Les experts : encore en attente d’une reconnaissance - Objectif Soins & Management n° 193 du 01/02/2011 | Espace Infirmier
 

Objectif Soins n° 193 du 01/02/2011

 

Actualités

Mathieu Hautemulle  

JUSTICE → Face aux médecins et aux juges, les experts judiciaires non médicaux de la santé font entendre leur voix, aidés par une toute nouvelle Compagnie.

La Compagnie nationale des experts judiciaires professionnels de santé non médecins, qui a organisé son premier symposium le 15 janvier à Vanves (Haut-de-Seine), ne revendique pour l’heure que cinquante adhérents. Un effectif minime en apparence mais important en réalité. Tout d’abord, parce que la Compagnie est née il y a un an seulement. Ensuite, et surtout, parce que le nombre de professionnels de santé non médecins inscrits sur les listes d’experts judiciaires des cours d’appel est à peine plus élevé. Ces listes ne comptent ainsi que quatorze infirmières dans toute la France.

Parmi les experts judiciaires de formation infirmière inscrits sur ces listes, « dix sont cadres, cadres supérieurs ou directeurs des soins », relève Marylène Guingouain, experte judiciaire, membre de la Compagnie et directrice des soins à l’Assistance publique-Hôpitaux de Paris. La “vision transversale” dont les cadres peuvent se prévaloir peut en effet s’avérer utile dans une expertise judiciaire, qui vise à apporter au juge un éclairage technique sur une affaire.

Le réflexe des juges

Cet éclairage technique, c’est le juge lui-même qui le demande, en sollicitant un expert judiciaire sur les listes – ou d’ailleurs tout professionnel de son choix. Mais, comme cela a été souligné au cours du symposium, les juges ne recourent pas encore tous à cette possibilité de faire appel à un expert non médecin. Un magistrat de Reims a reconnu « un réflexe un peu conditionné [des juges] : l’expertise dans le domaine médical, en général, c’est le médecin. Et nous avons trop souvent, dans nos provinces, notre médecin attitré. C’est très difficile de faire admettre à un tribunal qu’il faut savoir s’adresser à d’autres ». Difficile aussi de le faire admettre à des médecins, auxquels ont longtemps été réservées les expertises judiciaires…

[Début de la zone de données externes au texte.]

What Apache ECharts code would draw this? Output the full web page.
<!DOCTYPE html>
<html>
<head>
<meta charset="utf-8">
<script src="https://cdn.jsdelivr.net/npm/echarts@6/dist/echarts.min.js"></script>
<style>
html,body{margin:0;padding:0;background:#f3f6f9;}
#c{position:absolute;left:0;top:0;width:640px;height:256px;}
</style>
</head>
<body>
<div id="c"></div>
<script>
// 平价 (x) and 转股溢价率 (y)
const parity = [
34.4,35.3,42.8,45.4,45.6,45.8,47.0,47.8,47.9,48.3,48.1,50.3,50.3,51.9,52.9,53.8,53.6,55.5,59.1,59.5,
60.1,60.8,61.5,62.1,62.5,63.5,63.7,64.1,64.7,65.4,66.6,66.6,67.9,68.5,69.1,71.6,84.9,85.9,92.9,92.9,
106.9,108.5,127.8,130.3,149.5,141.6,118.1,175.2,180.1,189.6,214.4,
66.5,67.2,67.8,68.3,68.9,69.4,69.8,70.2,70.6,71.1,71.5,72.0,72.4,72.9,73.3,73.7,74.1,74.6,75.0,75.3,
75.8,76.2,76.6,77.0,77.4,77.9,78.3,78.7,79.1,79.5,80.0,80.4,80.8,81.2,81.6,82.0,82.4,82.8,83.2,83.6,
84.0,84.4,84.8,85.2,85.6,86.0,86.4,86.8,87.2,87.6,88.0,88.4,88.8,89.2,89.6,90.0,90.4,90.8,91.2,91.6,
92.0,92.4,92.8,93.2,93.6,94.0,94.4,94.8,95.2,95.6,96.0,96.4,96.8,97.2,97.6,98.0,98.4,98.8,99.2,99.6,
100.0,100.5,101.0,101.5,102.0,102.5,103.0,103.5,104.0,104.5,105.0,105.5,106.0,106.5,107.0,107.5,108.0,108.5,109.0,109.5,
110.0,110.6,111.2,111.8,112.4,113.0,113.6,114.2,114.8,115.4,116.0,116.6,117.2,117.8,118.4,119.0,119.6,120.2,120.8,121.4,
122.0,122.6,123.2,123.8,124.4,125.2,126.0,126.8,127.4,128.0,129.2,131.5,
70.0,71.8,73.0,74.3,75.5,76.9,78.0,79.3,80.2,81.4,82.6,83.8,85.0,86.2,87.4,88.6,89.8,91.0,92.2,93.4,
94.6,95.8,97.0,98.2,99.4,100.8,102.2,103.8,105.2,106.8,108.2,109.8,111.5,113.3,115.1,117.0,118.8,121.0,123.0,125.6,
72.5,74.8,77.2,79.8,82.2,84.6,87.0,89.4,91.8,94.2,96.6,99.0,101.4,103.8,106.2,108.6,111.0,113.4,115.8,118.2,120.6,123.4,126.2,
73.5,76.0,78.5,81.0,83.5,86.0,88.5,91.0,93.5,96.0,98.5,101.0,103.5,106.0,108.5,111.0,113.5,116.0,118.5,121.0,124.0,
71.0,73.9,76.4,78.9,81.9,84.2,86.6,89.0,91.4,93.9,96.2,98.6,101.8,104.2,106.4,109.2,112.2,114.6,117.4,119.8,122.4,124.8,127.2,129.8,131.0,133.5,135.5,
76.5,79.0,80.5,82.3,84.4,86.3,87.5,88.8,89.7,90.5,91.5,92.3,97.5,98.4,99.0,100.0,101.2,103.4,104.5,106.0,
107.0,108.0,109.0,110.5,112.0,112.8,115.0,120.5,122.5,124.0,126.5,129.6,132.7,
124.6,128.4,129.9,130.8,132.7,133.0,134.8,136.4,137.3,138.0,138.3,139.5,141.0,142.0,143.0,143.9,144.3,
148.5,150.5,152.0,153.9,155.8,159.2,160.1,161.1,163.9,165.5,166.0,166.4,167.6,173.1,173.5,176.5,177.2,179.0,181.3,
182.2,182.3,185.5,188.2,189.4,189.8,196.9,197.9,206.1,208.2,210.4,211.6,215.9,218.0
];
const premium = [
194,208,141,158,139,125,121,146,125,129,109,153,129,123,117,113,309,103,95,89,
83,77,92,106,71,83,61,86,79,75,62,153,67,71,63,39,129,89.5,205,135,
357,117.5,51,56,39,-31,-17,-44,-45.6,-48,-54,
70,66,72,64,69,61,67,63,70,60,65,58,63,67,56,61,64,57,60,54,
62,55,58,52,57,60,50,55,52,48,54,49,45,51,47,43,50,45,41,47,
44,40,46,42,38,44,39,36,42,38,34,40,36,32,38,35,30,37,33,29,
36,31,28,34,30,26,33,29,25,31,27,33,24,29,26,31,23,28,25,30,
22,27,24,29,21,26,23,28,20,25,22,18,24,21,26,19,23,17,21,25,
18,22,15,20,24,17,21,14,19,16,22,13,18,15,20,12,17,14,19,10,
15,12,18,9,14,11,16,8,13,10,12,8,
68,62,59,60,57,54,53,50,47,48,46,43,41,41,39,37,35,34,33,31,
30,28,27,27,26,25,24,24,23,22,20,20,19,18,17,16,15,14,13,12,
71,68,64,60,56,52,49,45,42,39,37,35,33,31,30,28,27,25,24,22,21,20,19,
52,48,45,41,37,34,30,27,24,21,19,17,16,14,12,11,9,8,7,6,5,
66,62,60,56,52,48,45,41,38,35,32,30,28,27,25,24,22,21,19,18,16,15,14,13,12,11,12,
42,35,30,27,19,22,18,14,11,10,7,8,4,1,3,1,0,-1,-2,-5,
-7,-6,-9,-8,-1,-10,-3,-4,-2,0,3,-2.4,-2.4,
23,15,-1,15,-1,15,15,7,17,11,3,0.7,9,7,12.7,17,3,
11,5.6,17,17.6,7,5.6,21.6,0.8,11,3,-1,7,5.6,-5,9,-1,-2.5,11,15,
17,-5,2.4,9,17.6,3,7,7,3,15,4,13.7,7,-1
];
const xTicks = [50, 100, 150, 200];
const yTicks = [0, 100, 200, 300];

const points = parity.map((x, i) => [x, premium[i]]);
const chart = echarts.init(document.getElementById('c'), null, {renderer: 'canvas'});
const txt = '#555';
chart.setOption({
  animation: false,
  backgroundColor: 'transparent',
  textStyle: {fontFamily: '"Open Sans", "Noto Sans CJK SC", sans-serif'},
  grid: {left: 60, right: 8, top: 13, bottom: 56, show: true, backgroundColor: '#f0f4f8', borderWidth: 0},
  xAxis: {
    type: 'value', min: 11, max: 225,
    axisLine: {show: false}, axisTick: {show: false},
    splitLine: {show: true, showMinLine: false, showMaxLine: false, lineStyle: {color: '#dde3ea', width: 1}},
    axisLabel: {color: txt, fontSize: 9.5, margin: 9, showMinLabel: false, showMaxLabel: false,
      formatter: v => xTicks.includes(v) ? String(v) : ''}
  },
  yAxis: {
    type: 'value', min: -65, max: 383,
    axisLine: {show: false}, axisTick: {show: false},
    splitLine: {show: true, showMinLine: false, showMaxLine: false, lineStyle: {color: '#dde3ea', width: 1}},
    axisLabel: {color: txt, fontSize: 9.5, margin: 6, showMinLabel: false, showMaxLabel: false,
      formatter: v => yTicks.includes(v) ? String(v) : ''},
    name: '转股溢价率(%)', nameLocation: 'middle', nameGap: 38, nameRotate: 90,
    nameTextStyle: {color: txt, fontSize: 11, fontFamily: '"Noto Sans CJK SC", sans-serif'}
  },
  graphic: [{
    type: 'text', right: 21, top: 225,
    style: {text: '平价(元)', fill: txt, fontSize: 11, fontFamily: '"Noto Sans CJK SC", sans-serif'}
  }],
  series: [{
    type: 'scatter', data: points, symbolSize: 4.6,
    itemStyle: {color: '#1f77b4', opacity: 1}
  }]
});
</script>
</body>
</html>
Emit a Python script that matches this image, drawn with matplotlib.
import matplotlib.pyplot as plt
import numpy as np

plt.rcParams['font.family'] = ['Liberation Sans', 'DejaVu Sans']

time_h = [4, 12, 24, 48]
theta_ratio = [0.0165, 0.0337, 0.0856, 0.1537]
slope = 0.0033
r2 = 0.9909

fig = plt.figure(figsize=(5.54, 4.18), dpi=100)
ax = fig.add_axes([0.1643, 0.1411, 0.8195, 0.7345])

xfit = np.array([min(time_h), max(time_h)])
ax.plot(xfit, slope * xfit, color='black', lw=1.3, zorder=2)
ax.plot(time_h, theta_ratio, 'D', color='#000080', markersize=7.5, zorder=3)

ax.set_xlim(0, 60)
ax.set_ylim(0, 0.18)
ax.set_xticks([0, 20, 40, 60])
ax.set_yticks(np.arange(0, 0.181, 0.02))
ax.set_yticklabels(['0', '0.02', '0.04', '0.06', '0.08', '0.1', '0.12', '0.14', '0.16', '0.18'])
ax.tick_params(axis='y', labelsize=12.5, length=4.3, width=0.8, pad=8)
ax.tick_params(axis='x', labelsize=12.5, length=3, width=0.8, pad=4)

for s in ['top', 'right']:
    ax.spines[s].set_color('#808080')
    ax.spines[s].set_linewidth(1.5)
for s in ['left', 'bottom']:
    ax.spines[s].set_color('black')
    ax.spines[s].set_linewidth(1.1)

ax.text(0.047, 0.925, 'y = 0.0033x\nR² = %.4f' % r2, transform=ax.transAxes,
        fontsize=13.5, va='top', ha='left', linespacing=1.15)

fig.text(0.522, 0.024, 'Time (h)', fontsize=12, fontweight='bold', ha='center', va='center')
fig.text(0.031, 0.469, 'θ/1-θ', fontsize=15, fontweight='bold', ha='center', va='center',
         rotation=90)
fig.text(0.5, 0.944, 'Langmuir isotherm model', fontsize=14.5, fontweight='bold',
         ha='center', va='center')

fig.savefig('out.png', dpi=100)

Ce qui explique, avec le manque de relations ou de chance, pourquoi certains experts judiciaires, pourtant nommés sur les listes des cours d’appel, ne sont pas, ou peu, sollicités par la justice. Dommage, car un professionnel mis en cause devant une juridiction a « besoin d’être entendu par ses pairs », estiment les créateurs de la nouvelle Compagnie. L’objectif, c’est d’examiner les circonstances et l’organisation des soins en cas d’erreur, indique notamment Marylène Guingouain. Elle-même s’est déjà penchée, comme experte, sur quatre affaires, toutes au pénal – trois erreurs médicamenteuses et le cas d’un enfant tombé d’une couveuse.

À l’avenir, les experts infirmiers devraient toutefois être plus souvent sollicités avec la hausse probable des litiges concernant l’organisation des soins et les infections nosocomiales, selon Véronique d’Hérouville, cadre de santé au groupe hospitalier Diaconesses-Croix-Saint-Simon. L’évolution des mentalités pourrait aussi modifier la donne. « À terme, note Christian Lacomère, kinésithérapeute et président de la Compagnie, il sera intéressant de faire un regroupement de toutes les professions de santé, afin que l’on puisse échanger sur nos savoir-faire et nos spécificités. » Médecins ou non.